:: Collected data ::

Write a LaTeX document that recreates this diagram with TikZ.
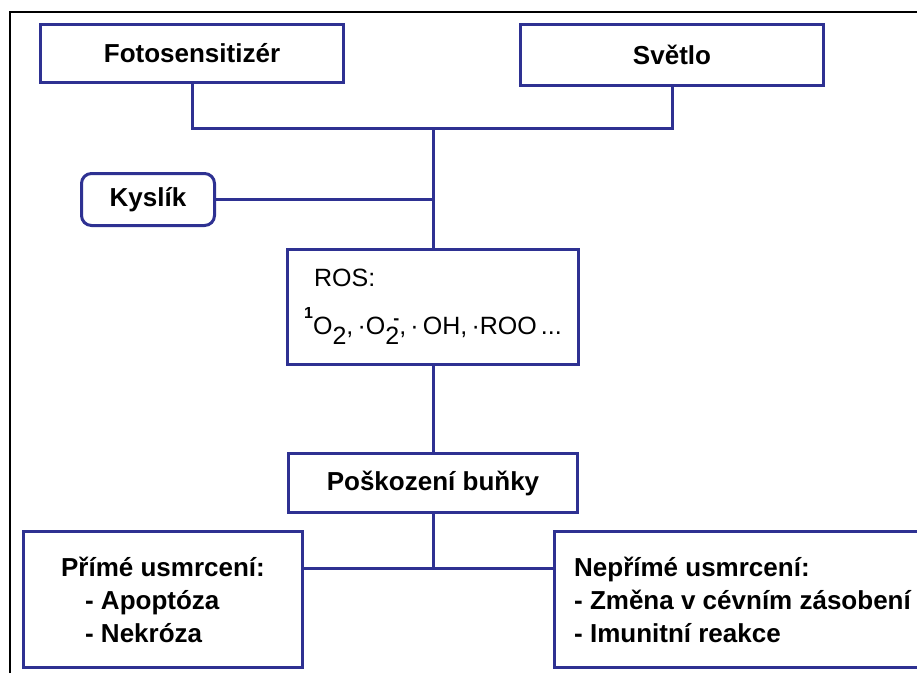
\documentclass[tikz,border=0pt]{standalone}
\usepackage{fontspec}
\setmainfont{Liberation Sans}
\definecolor{boxblue}{RGB}{46,49,146}
\begin{document}
\begin{tikzpicture}[
        x=1pt, y=-1pt,
        every node/.style={font=\fontsize{26}{33}\selectfont\bfseries, inner sep=0pt},
        box/.style={draw=boxblue, line width=3pt, rectangle},
        roundbox/.style={box, rounded corners=10pt},
        link/.style={draw=boxblue, line width=3pt},
        frame/.style={draw=black, line width=2pt},
    ]
    \useasboundingbox (0,0) rectangle (917,673);
    \clip (0,0) rectangle (917,673);
    \draw[frame] (10,673) -- (10,12) -- (917,12);

    \node[box, minimum width=303pt, minimum height=58pt](foto) at (192,53){Fotosensitizér};
    \node[box, minimum width=303pt, minimum height=61pt](svetlo) at (672,55){Světlo};
    \node[roundbox, minimum width=133pt, minimum height=52pt](kyslik) at (148,199.5){Kyslík};
    \node[box, minimum width=291pt, minimum height=115pt, align=left, font=\fontsize{25}{33}\selectfont](ros) at (433,307){%
        \hspace*{10pt}ROS:\\[15pt]
        \raisebox{16pt}{\fontsize{16}{16}\selectfont\bfseries 1}O\raisebox{-10pt}{2},\,·O\makebox[0pt][l]{\raisebox{-10pt}{2}}\makebox[14pt][r]{\raisebox{10pt}{\fontsize{18}{18}\selectfont\bfseries -}},\,·\,OH,\,·ROO\,...};
    \node[box, minimum width=289pt, minimum height=59pt](poskozeni) at (433,483){Poškození buňky};
    \node[box, minimum width=279pt, minimum height=136pt, align=left](prime) at (163,599.5){%
        Přímé usmrcení:\\
        \hspace*{24pt}- Apoptóza\\
        \hspace*{24pt}- Nekróza};
    \node[box, minimum width=376pt, minimum height=136pt, align=left](neprime) at (742.5,599.5){%
        Nepřímé usmrcení:\\
        - Změna v cévním zásobení\\
        - Imunitní reakce};

    \coordinate (join) at (433,128);
    \coordinate (split) at (433,568);
    \draw[link] (foto.south) |- (join) -| (svetlo.south);
    \draw[link] (join) -- (ros.north);
    \draw[link] (kyslik.east) -- (kyslik.east -| ros.north);
    \draw[link] (ros.south) -- (poskozeni.north);
    \draw[link] (poskozeni.south) -- (split);
    \draw[link] (prime.east |- split) -- (neprime.west |- split);
\end{tikzpicture}
\end{document}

:::

> Your goal
From the first line of the material down to the line containing "(10,12) -- (917,12);", inclusive, return each line exactly, skipping any picture.

> Correct output
Write a LaTeX document that recreates this diagram with TikZ.
\documentclass[tikz,border=0pt]{standalone}
\usepackage{fontspec}
\setmainfont{Liberation Sans}
\definecolor{boxblue}{RGB}{46,49,146}
\begin{document}
\begin{tikzpicture}[
        x=1pt, y=-1pt,
        every node/.style={font=\fontsize{26}{33}\selectfont\bfseries, inner sep=0pt},
        box/.style={draw=boxblue, line width=3pt, rectangle},
        roundbox/.style={box, rounded corners=10pt},
        link/.style={draw=boxblue, line width=3pt},
        frame/.style={draw=black, line width=2pt},
    ]
    \useasboundingbox (0,0) rectangle (917,673);
    \clip (0,0) rectangle (917,673);
    \draw[frame] (10,673) -- (10,12) -- (917,12);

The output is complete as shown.